What does RL-Anti-Money-Laundry do?

It trains a reinforcement-learning agent to adjust the weights and threshold of an AML risk-scoring rule per case, learning from ground-truth labels or analyst human-in-the-loop feedback, instead of using fixed hand-tuned weights.

Which RL algorithms are supported?

PPO, A2C, and DQN via Stable-Baselines3, on a custom Gymnasium contextual-bandit environment.

Is RL-Anti-Money-Laundry production-ready for AML compliance?

No. It is an educational proof of concept and is not a compliant, audited AML control.

RL-Anti-Money-Laundry — Reinforcement Learning for AML Risk Scoring

What it does

Traditional AML scoring engines apply static weights to risk factors (PEP status, suspicious-activity flags, turnover, adverse media) and compare the total to a fixed threshold. RL-Anti-Money-Laundry reframes weight tuning as a single-step contextual bandit and trains an agent (PPO / A2C / DQN) to adjust those weights case-by-case, learning from ground-truth labels or analyst human-in-the-loop feedback.

state features

discrete actions

RL algorithms

passing tests

Features

🎯 Adaptive scoring

An RL policy nudges weights and the decision threshold per case, clamped to safe bounds.

🧠 Multiple algorithms

PPO, A2C, and DQN via Stable-Baselines3 on a custom Gymnasium environment.

📊 Live dashboard

React + TypeScript UI with real-time accuracy/reward curves, evaluation, and data tooling.

🔍 Hyperparameter tuning

Grid, random, and a TPE-inspired Bayesian optimizer with parallel trials.

🔌 Drop-in integration

An adaptive decision node that replaces a fixed-weight LangGraph pipeline step.

⚖️ Paired evaluation

Fair RL-vs-fixed-weights comparison on an identical, re-seeded case sequence.

The RL formulation

A one-step contextual bandit: observe a case, pick a weight adjustment, score it, receive a reward, terminate.

Element	Definition
State	24-dim vector: LOB & reason-code one-hots, red-flag counts by severity, PEP/sanctions flags, normalised turnover, adverse media, transaction ratios, account age, prior alerts/SARs.
Action	19 discrete weight/threshold nudges (single step, double-step "BIG" variants, or no-op).
Reward	+1.0 correct suspicious/escalated · +0.5 efficient non-suspicious · −0.5 missed escalation · −1.0 wrong; or HITL gate feedback online.
Episode	Single step — one action per AML case.

Quick start

One script creates a venv, installs dependencies, and launches the backend (:8200) and dashboard (:4003).
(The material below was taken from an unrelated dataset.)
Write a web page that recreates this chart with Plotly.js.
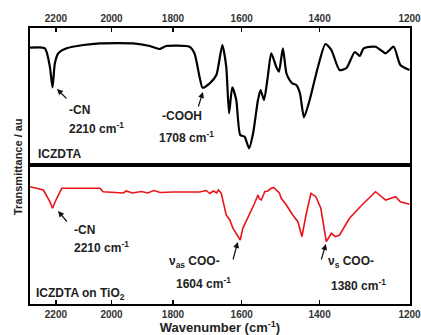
<!DOCTYPE html>
<html><head><meta charset="utf-8">
<script src="https://cdn.plot.ly/plotly-3.0.1.min.js"></script>
<style>html,body{margin:0;padding:0;background:#fff}#chart{width:421px;height:335px}</style>
</head><body><div id="chart"></div>
<script>
// Upper spectrum: ICZDTA
const wnUpper = [2300,2242,2223,2213,2204,2191,2160,2099,2040,1927,1873,1842,1821,1750,1735,1719,1711,1690,1671,1654,1643,1635,1626,1615,1604,1592,1580,1569,1556,1549,1540,1530,1521,1508,1501,1491,1482,1474,1467,1457,1448,1438,1424,1404,1386,1372,1353,1337,1318,1307,1298,1272,1250,1233,1219,1200];
const tUpper = [117.3,116.7,98.3,77.7,101.7,111.7,116.7,120,121.7,121.7,119,116,119,118.3,111.7,86.7,77.3,81.7,90,120,98.3,51.7,77.7,65,30,28.3,16.7,31.7,65,75,65,88.3,111.7,98.3,93.3,116.7,91.7,85,81.7,80,71.7,47.7,65,98,121,115,95,97,113,109,116.7,118.3,111.7,118.3,100,95];
// Lower spectrum: ICZDTA on TiO2
const wnLower = [2300,2248,2223,2213,2197,2178,2099,2040,2029,1960,1950,1930,1900,1880,1860,1840,1800,1760,1720,1700,1690,1680,1670,1665,1657,1643,1633,1624,1604,1597,1579,1565,1556,1552,1547,1538,1530,1521,1515,1508,1500,1495,1482,1466,1453,1443,1433,1421,1409,1397,1384,1372,1363,1353,1330,1302,1272,1250,1229,1219,1200];
const tLower = [118.3,115,103.3,96.7,106.7,116.7,116.7,116.7,113.3,112,114,112,113.5,112,114.5,112.5,113,112.7,113,114.5,111.5,114,112,115,111.7,90,85,76.7,65,76.7,90,101.7,110,106,105,113.3,114,116.7,117.5,115,112,106.7,100,90,83.3,68.3,90,111.7,108.3,96.7,63.3,71.7,68.3,70,86.7,100,113.3,105,108.3,103.3,100.7];
const tickVals = [2200,2000,1800,1600,1400,1200];
const tickText = ['2200','2000','1800','1600','1400','1200'];

const FONT = 'Liberation Sans, Arial, sans-serif';
const xr = [Math.log10(2300), Math.log10(1199)];
const split = (304-165)/276;

const traces = [
  {x: wnUpper, y: tUpper, xaxis:'x2', yaxis:'y2', type:'scatter', mode:'lines',
   line:{color:'#000', width:2.2, shape:'spline', smoothing:0.6}, hoverinfo:'skip'},
  {x: wnLower, y: tLower, xaxis:'x', yaxis:'y', type:'scatter', mode:'lines',
   line:{color:'#e8141a', width:1.6}, hoverinfo:'skip'}
];

function txt(t, px, py, size){
  return {text:t, xref:'paper', yref:'paper', x:(px-30)/380, y:(304-py)/276,
    xanchor:'left', yanchor:'middle', showarrow:false,
    font:{family:FONT, size:size||12, color:'#222', weight:700}};
}
function arr(wn, val, ax, ay, xref, yref){
  return {text:'', x:Math.log10(wn), y:val, xref:xref, yref:yref, ax:ax, ay:ay,
    showarrow:true, arrowhead:2, arrowsize:1, arrowwidth:1.2, arrowcolor:'#111'};
}

const annotations = [
  txt('-CN', 67, 110), txt('2210 cm<sup>-1</sup>', 67, 128),
  txt('-COOH', 160, 116), txt('1708 cm<sup>-1</sup>', 157, 137),
  txt('ICZDTA', 36, 154),
  txt('-CN', 72, 230), txt('2210 cm<sup>-1</sup>', 72, 247),
  txt('ν<sub>as</sub> COO-', 167, 262), txt('1604 cm<sup>-1</sup>', 174, 283),
  txt('ν<sub>s</sub> COO-', 326, 262), txt('1380 cm<sup>-1</sup>', 329, 285),
  txt('ICZDTA on TiO<sub>2</sub>', 34, 294),
  arr(2196, 76, 11, 11, 'x2', 'y2'),
  arr(1710, 73, -5, 16, 'x2', 'y2'),
  arr(2192, 94, 10, 12, 'x', 'y'),
  arr(1611, 63, -5, 19, 'x', 'y'),
  arr(1385, 61, -5, 17, 'x', 'y'),
  {text:'Transmittance / au', xref:'paper', yref:'paper', x:(18-30)/380, y:(304-167)/276,
   textangle:-90, showarrow:false, xanchor:'center', yanchor:'middle',
   font:{family:FONT, size:11, color:'#222', weight:700}}
];

const axisCommon = {type:'log', range:xr, tickmode:'array', tickvals:tickVals, ticktext:tickText,
  ticks:'inside', ticklen:4, tickwidth:1.5, tickcolor:'#000', ticklabeloverflow:'allow',
  showline:true, linecolor:'#000', linewidth:2, mirror:true, showgrid:false, zeroline:false,
  tickfont:{family:FONT, size:10, color:'#333', weight:700}, fixedrange:true};

const layout = {
  width:421, height:335, margin:{l:30, r:11, t:28, b:31},
  paper_bgcolor:'#fff', plot_bgcolor:'#fff', showlegend:false,
  xaxis: Object.assign({}, axisCommon, {anchor:'y', side:'bottom',
    title:{text:'Wavenumber (cm<sup>-1</sup>)', standoff:2, font:{family:FONT, size:13, color:'#222', weight:700}}}),
  xaxis2: Object.assign({}, axisCommon, {anchor:'y2', side:'top'}),
  yaxis: {domain:[0, split], range:[1,140], showticklabels:false, ticks:'', showgrid:false, zeroline:false,
    showline:true, linecolor:'#000', linewidth:2, mirror:true, fixedrange:true},
  yaxis2: {domain:[split, 1], range:[0,137], showticklabels:false, ticks:'', showgrid:false, zeroline:false,
    showline:true, linecolor:'#000', linewidth:2, mirror:true, fixedrange:true},
  annotations: annotations
};

Plotly.newPlot('chart', traces, layout, {displayModeBar:false, staticPlot:true});
</script></body></html>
git clone https://github.com/rrahimi-uci/rl-anti-money-laundry.git
cd rl-anti-money-laundry
bash start.sh

Train & evaluate from the CLI

# Generate synthetic episodes (self-contained)
python -m data.generate_episodes --out data/episodes.jsonl --count 2000

# Train a PPO agent
python -m training.train --episodes data/episodes.jsonl --timesteps 50000

# Evaluate against the fixed-weight baseline (paired)
python -m training.evaluate --model models/aml_ppo --n-eval 200

Tech stack

Python 3.9+ Gymnasium Stable-Baselines3 PyTorch FastAPI Uvicorn NumPy Pandas Matplotlib React 19 TypeScript Vite Tailwind CSS Recharts pytest

Disclaimer

⚠️ This is an educational proof of concept that demonstrates a technique. It is not a compliant, audited Anti-Money-Laundering control and must not be used to make real financial-crime decisions.